Military Advocate General Brig. Gen. Avichai Mendelblit left his home in Petah Tikva at about 7 A.M. with two of his children. He planned to take them to school on his way to his office in Tel Aviv. He noticed a large graffiti on the wall near the house: "Mendelblit is a traitor," it said in Hebrew. Mendelblit quickly distracted his children so they would not see it, and they went on their way.
There were other graffiti near Mendelblit's home yesterday. One said, "Mendelblit and Goldstone are traitors."
Mendelblit later called Chief of Staff Lt. Gen. Gabi Ashkenazi. In recent weeks Mendelblit became the target of an ideological campaign, engineered in part by figures from the extreme right. It was the language used, rather than the violation of his privacy, that disturbed him the most. Exactly 15 years ago, he said yesterday in a reference to the assassination of Yitzhak Rabin, I promised myself not to accept without protest the use of terms like "traitor". We know where that leads.
Mendelblit is not the first senior Israel Defense Forces officer to be targeted in this way. Former Central Command GOC Yair Naveh faced frequent demonstrations outside his home, inflammatory leaflets in his synagogue and attempts to organize a religious ban against him. His successor, Gad Shamni, faced similar treatment.

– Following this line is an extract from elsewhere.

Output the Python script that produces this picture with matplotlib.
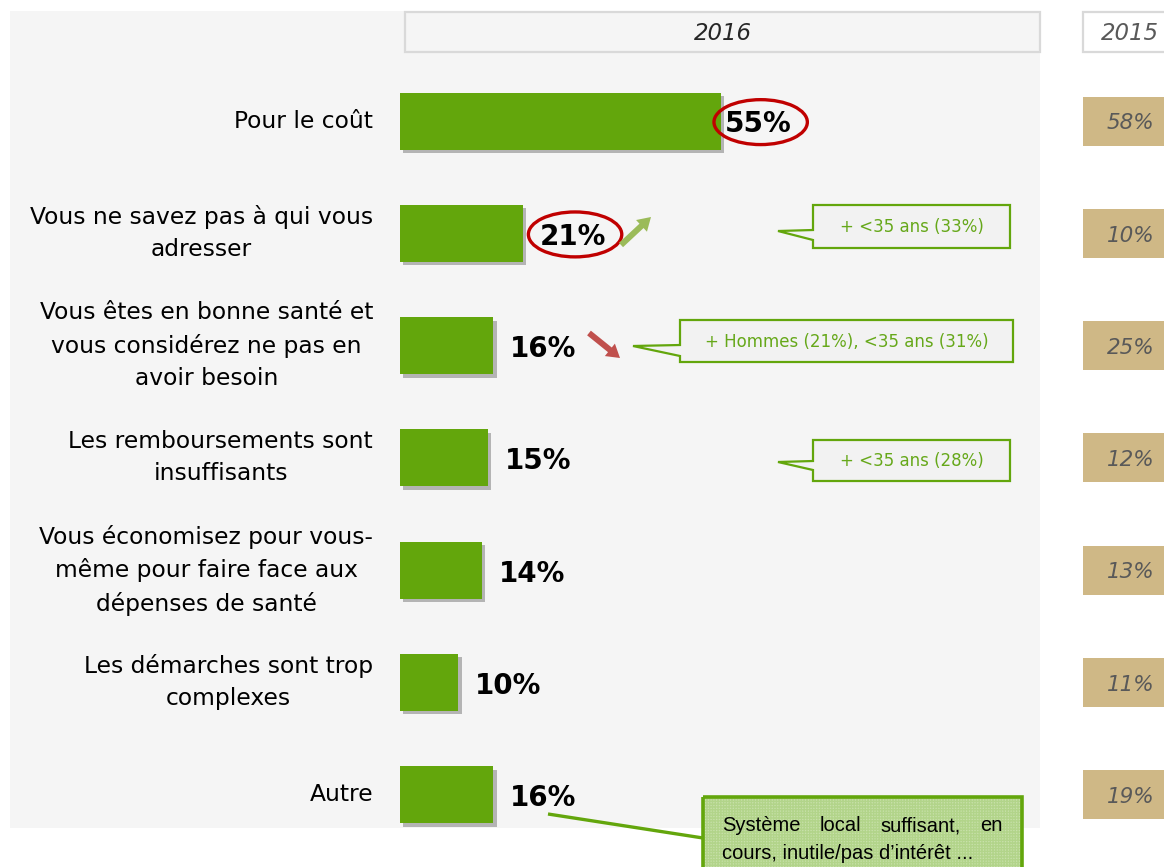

The Jewish desk of the Shin Bet security service has been warning for years, especially since 2005, of plans by the radical right to assassinate public employees. Religiously observant officers such as Mendelblit are prime targets. But while Naveh, Shamni and others were singled out because of their role in the withdrawal from the Gaza Strip, in evacuating West Bank outposts or issuing restrictive orders against radical right-wing activists, Mendelblit's "sin" was his decision to prosecute a number of soldiers for crimes committed during Operation Cast Lead.

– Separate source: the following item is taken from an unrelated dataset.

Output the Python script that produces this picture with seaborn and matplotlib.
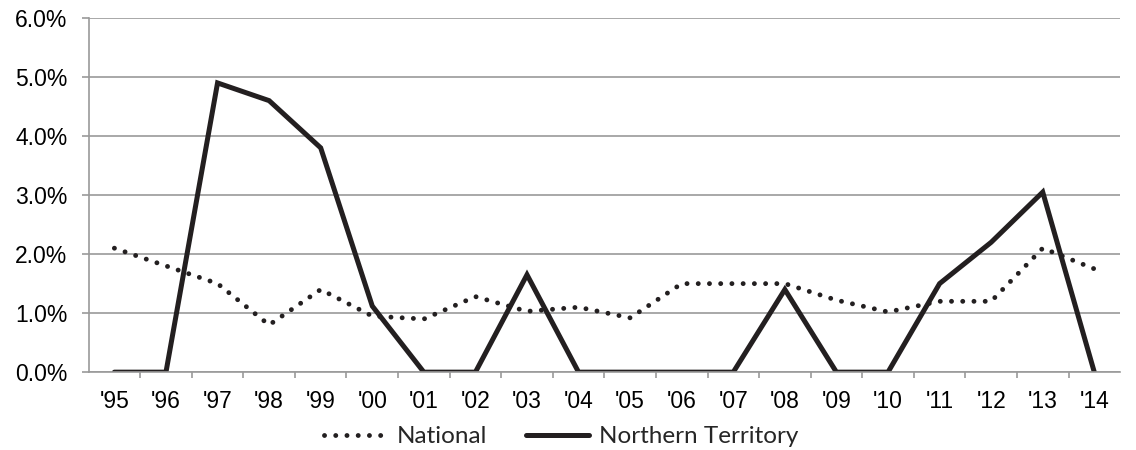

The immediate trigger was the conviction last month of two Givati Brigade soldiers on charges relating to their having forced a 9-year-old Palestinian boy to open suspicious bags in the Gaza operation. The sentencing phase of the trial began about two weeks ago, accompanied by a demonstration by more than 200 Israelis, including reservists, outside the court. The supporters' main argument is that the soldiers paid the price of international pressure on Israel. Some even claimed the army sacrificed the grunts in order to protect their superiors from prosecution.
Up to this point, the issue is a legitimate dispute that has flared sporadically since the first intifada, in the 1980s, over questions of morality in combat, the boundaries of judicial intervention, the constant tension between the combat soldiers on the ground and the army lawyers in their offices ("under the neon lights," goes the tired accusation ) over how much support to extend to the soldiers. Things start to get ugly when figures on the extreme right, who are not guided by concern for the soldiers, start stirring the pot.
A few weeks ago, a rabbinical conference headed by Rabbi Yitzhak Shapira was held in Petah Tikva on a Saturday night. Shapira, head of the Od Yosef Chai Yeshiva, in the settlement of Yitzhar, is a leader of the extreme right in the West Bank and is a frequent target of Shin Bet interrogations and surveillance. After the conference Shapira and other rabbis issued a religious edict calling on soldiers to use, when necessary, the "neighbor procedure" - a practice, outlawed by the High Court of Justice of using a Palestinian civilian as a "human shield" in various situations when confronting Palestinian militants.
Jewish ethics, Shapira argued, requires the soldiers to take every precaution to protect their lives, even at the price of the lives of non-Jews.